Quick quiz: Your spouse and you are thinking of moving, maybe closer to the beaches, but someplace with good shopping as well.
How would you find that new dream home?
Chances are you would have visited realestate.com.au, the dominant brand name in the property space.
The website had an average 33.6 million visits monthly as of the first quarter of financial year 2015, almost 3 times more than its nearest competitor. That puts it far ahead and means the brand name is still just as strong.
As an investor, did you also know that over the past five years REA Group Limited (ASX: REA) has given shareholders a total return of 39.3% annually on average?
Below are some things that stock pickers should know to see where the website operator is heading in 2015.
The brand and business
The company has such a strong competitive advantage in its brand name that among its monthly users over two-thirds don't even visit the company's next biggest competitor. Many real estate agencies continue to use it as their main way of listing properties to get maximum exposure and draw in potential buyers. This virtuous cycle keeps driving more business and advertising dollars to REA Group. In the 2014 financial year, revenue rose 30% yet net profit climbed a stunning 37%.
Business track record
That great result was not a one-off. Over the past ten years, it has been a fast grower with high net profit margins and return on equity. Ten years ago the stock was $1.19 a share, but now is $44.90- an amazing 36.7 times higher!
Strengths
Due to its high popularity and control of its market, the website operator can charge a premium for services. Other additional property related services like market research and tenancy form assistance make REA Group a one-stop shop for property hunters.
The rising housing market has also increased the number of online listings. This attracts new site visitors and helps strengthen the brand name in their minds. The company has zero long-term debt and rising cash flows.
Possible headwinds
There has been some backlash of real estate agency complaints concerning rising subscription fees and expenses. They feel it's too much too fast. Some critics suggested starting a new organisation and website uniting real estate agencies to negotiate better terms.
REA Group has scaled back some of the increases for a short time. This could affect earnings growth, but it may be better not to help create a competing force.

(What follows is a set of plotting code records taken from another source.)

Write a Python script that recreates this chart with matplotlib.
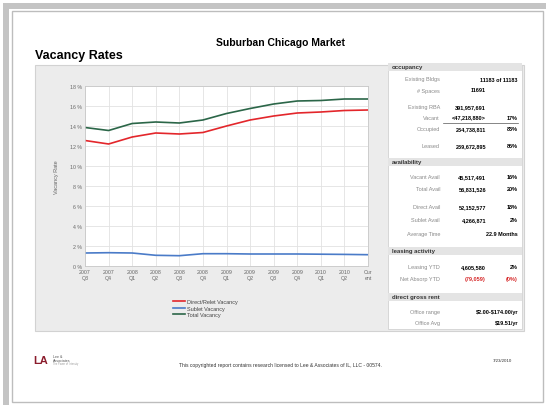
import matplotlib
matplotlib.use("Agg")
import matplotlib.pyplot as plt
from matplotlib.patches import Rectangle

plt.rcParams['font.family'] = ['Liberation Sans', 'DejaVu Sans']

quarters = ["2007\nQ3", "2007\nQ4", "2008\nQ1", "2008\nQ2", "2008\nQ3", "2008\nQ4",
            "2009\nQ1", "2009\nQ2", "2009\nQ3", "2009\nQ4", "2010\nQ1", "2010\nQ2", "Cur\nent"]
direct = [12.55, 12.2, 12.9, 13.3, 13.2, 13.35, 14.0, 14.6, 15.0, 15.3, 15.4, 15.55, 15.6]
sublet = [1.3, 1.33, 1.3, 1.07, 1.03, 1.23, 1.23, 1.2, 1.2, 1.2, 1.18, 1.16, 1.13]
total = [13.85, 13.55, 14.25, 14.4, 14.3, 14.6, 15.25, 15.75, 16.2, 16.5, 16.55, 16.7, 16.7]

# right panel rows: (label, value, percent, y)
sections = [("occupancy", 68), ("availability", 163), ("leasing activity", 252),
            ("direct gross rent", 298)]
rows = [
    ("Existing Bldgs", "", "11183 of 11183", 80),
    ("# Spaces", "11691", "", 91),
    ("Existing RBA", "391,957,691", "", 108),
    ("Vacant", "<47,218,880>", "17%", 118),
    ("Occupied", "234,738,811", "83%", 130),
    ("Leased", "239,672,895", "85%", 147),
    ("Vacant Avail", "45,517,491", "16%", 178),
    ("Total Avail", "56,831,526", "20%", 190),
    ("Direct Avail", "52,152,577", "18%", 208),
    ("Sublet Avail", "4,266,871", "2%", 221),
    ("Average Time", "", "22.9 Months", 235),
    ("Leasing YTD", "4,605,580", "2%", 268),
    ("Net Absorp YTD", "(79,059)", "(0%)", 280),
    ("Office range", "", r"\$2.00-\$174.00/yr", 313),
    ("Office Avg", "", r"\$19.51/yr", 324),
]

W, H = 546, 406
fig = plt.figure(figsize=(W / 100, H / 100), dpi=100)
bg = fig.add_axes([0, 0, 1, 1])
bg.set_xlim(0, W)
bg.set_ylim(H, 0)
bg.axis("off")

# page frame
bg.add_patch(Rectangle((3, 4), W, 6, color="#c4c4c4", lw=0))
bg.add_patch(Rectangle((3, 4), 6, H, color="#c4c4c4", lw=0))
bg.add_patch(Rectangle((12, 12), 531, 391, fill=False, ec="#bdbdbd", lw=1))

bg.text(280, 43, "Suburban Chicago Market", ha="center", va="center",
        fontsize=7.5, fontweight="bold")
bg.text(35, 56, "Vacancy Rates", ha="left", va="center", fontsize=9,
        fontweight="bold")

# chart container + right panel
bg.add_patch(Rectangle((35, 66), 489, 266, fc="#ececec", ec="#d2d2d2", lw=0.8))
bg.add_patch(Rectangle((388, 66), 134, 264, fc="white", ec="#d2d2d2", lw=0.6))
for name, y in sections:
    bg.add_patch(Rectangle((388, y - 4), 134, 8, fc="#e4e4e4", lw=0))
    bg.text(392, y, name, ha="left", va="center", fontsize=4.3, fontweight="bold",
            color="#333333")
for label, val, pct, y in rows:
    col = "#d62728" if label == "Net Absorp YTD" else "black"
    bg.text(440, y, label, ha="right", va="center", fontsize=4, color="#8a8a8a")
    if val:
        bg.text(486, y, val, ha="right", va="center", fontsize=4,
                fontweight="bold", color=col)
    if pct:
        bg.text(518, y, pct, ha="right", va="center", fontsize=4,
                fontweight="bold", color=col)
bg.plot([443, 518], [123.5, 123.5], color="#555555", lw=0.5)

# footer
bg.text(33, 361, "LA", ha="left", va="center", fontsize=8, fontweight="bold",
        color="#8b1c2c")
bg.text(53, 357, "Lee &", ha="left", va="center", fontsize=2.6, color="#555555")
bg.text(53, 361, "Associates", ha="left", va="center", fontsize=2.6, color="#555555")
bg.text(53, 364.5, "The Power of Intensity", ha="left", va="center", fontsize=1.8,
        color="#999999")
bg.text(280, 366, "This copyrighted report contains research licensed to Lee & "
        "Associates of IL, LLC - 00574.", ha="center", va="center", fontsize=3.6,
        color="#333333")
bg.text(512, 361, "7/23/2010", ha="right", va="center", fontsize=3.2, color="#333333")

# plot
ax = fig.add_axes([85 / W, 1 - 267 / H, 283 / W, 180 / H])
x = list(range(len(quarters)))
ax.plot(x, direct, color="#e3262b", lw=1.2, label="Direct/Relet Vacancy")
ax.plot(x, sublet, color="#4a7bc8", lw=1.2, label="Sublet Vacancy")
ax.plot(x, total, color="#2b6648", lw=1.2, label="Total Vacancy")
ax.set_xlim(0, len(quarters) - 1)
ax.set_ylim(0, 18)
ax.set_yticks(range(0, 19, 2))
ax.set_yticklabels([f"{v} %" for v in range(0, 19, 2)])
ax.set_xticks(x)
ax.set_xticklabels(quarters)
ax.tick_params(length=0, labelsize=3.8, labelcolor="#666666", pad=2)
ax.grid(color="#e2e2e2", lw=0.6)
ax.set_axisbelow(True)
for s in ax.spines.values():
    s.set_color("#c8c8c8")
    s.set_linewidth(0.6)
ax.set_ylabel("Vacancy Rate", fontsize=4, color="#666666", labelpad=8)
ax.legend(loc="upper left", bbox_to_anchor=(168 / W, 1 - 295 / H),
          bbox_transform=fig.transFigure, frameon=False, fontsize=4,
          handlelength=2.2, handletextpad=0.4, labelspacing=0.3,
          labelcolor="#444444")

fig.savefig("out.png", dpi=100)
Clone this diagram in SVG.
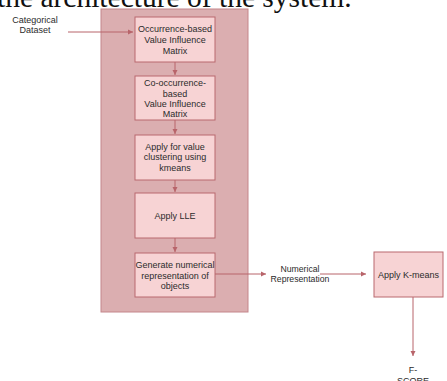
<svg xmlns="http://www.w3.org/2000/svg" width="447" height="381" viewBox="0 0 447 381">
<defs>
<style>
.t{font-family:"Liberation Sans",Arial,sans-serif;font-size:9px;fill:#2b2b2b;text-anchor:middle}
.b{fill:#f7d3d4;stroke:#b9686e;stroke-width:1}
.c{stroke:#b8646a;stroke-width:1;fill:none}
</style>
<marker id="ah" markerWidth="6" markerHeight="6" refX="5" refY="3" orient="auto" markerUnits="userSpaceOnUse">
<path d="M0,0.5 L5,3 L0,5.5 Z" fill="#b8646a"/>
</marker>
</defs>
<rect width="447" height="381" fill="#ffffff"/>
<text x="-3" y="7" font-family="Liberation Serif,'Times New Roman',serif" font-size="29.5" fill="#111">the architecture of the system.</text>
<g id="container">
<rect x="101" y="9" width="147" height="303" fill="#dbaeb0" stroke="#c4868b" stroke-width="1"/>
</g>
<g id="connectors">
<line class="c" x1="68" y1="32" x2="133" y2="32" marker-end="url(#ah)"/>
<line class="c" x1="175" y1="62" x2="175" y2="75" marker-end="url(#ah)"/>
<line class="c" x1="175" y1="120" x2="175" y2="134" marker-end="url(#ah)"/>
<line class="c" x1="175" y1="180" x2="175" y2="192" marker-end="url(#ah)"/>
<line class="c" x1="175" y1="238" x2="175" y2="252" marker-end="url(#ah)"/>
<line class="c" x1="215" y1="274" x2="266" y2="274" marker-end="url(#ah)"/>
<line class="c" x1="320" y1="274" x2="366" y2="274" marker-end="url(#ah)"/>
<line class="c" x1="413" y1="297" x2="413" y2="356" marker-end="url(#ah)"/>
</g>
<g id="categorical">
<text class="t" x="35" y="23">Categorical</text>
<text class="t" x="35" y="33">Dataset</text>
</g>
<g id="box1">
<rect class="b" x="135" y="17" width="80" height="45"/>
<text class="t" x="175" y="32">Occurrence-based</text>
<text class="t" x="175" y="43">Value Influence</text>
<text class="t" x="175" y="54">Matrix</text>
</g>
<g id="box2">
<rect class="b" x="135" y="76" width="80" height="44"/>
<text class="t" x="175" y="86">Co-occurrence-</text>
<text class="t" x="175" y="97">based</text>
<text class="t" x="175" y="107">Value Influence</text>
<text class="t" x="175" y="117">Matrix</text>
</g>
<g id="box3">
<rect class="b" x="135" y="135" width="80" height="45"/>
<text class="t" x="175" y="150">Apply for value</text>
<text class="t" x="175" y="160">clustering using</text>
<text class="t" x="175" y="171">kmeans</text>
</g>
<g id="box4">
<rect class="b" x="135" y="193" width="80" height="45"/>
<text class="t" x="175" y="219">Apply LLE</text>
</g>
<g id="box5">
<rect class="b" x="135" y="253" width="80" height="44"/>
<text class="t" x="175" y="268">Generate numerical</text>
<text class="t" x="175" y="279">representation of</text>
<text class="t" x="175" y="289">objects</text>
</g>
<g id="numrep">
<text class="t" x="300" y="272" style="font-size:8.7px">Numerical</text>
<text class="t" x="300" y="282" style="font-size:8.7px">Representation</text>
</g>
<g id="kmeans">
<rect class="b" x="374" y="252" width="69" height="45"/>
<text class="t" x="408.5" y="278">Apply K-means</text>
</g>
<g id="fscore">
<text class="t" x="413" y="373">F-</text>
<text class="t" x="413" y="384">SCORE</text>
</g>
</svg>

Also, rival domain.com.au, a leading property website owned by Fairfax Media Limited (ASX: FXJ) is trying to take back market share that the media company once had as the publisher of such newspapers as The Sydney Morning Herald and The Age. Fairfax has made developing Domain into a bigger online business a top priority. REA Group could see increased competition, which could potentially lessen its high margins and market dominance.
New ventures
The biggest move REA Group has made in a long time is the acquisition of the third largest property search company in the US called Move Inc. In a joint venture with media giant News Corp (ASX: NWS) it wants to enter the huge US property market. Current market leader Zillow Inc is in the middle of acquiring number two Trulia Inc.
The US property advertising market is highly fragmented, with the market leaders only holding a small percentage of the total. REA Group can put its expertise and News Corp's media network reach together to establish a rising force. This may cause a trade-off of growth for market share for the US business.
Earnings outlook
REA Group is forecast to grow earnings around 28% annually on average over the next two years. Similarly, dividend growth is expected to grow strongly. Currently trading at 33 times earnings, the stock appears fairly priced compared to projected growth. It also pays a small 1.5% fully franked yield.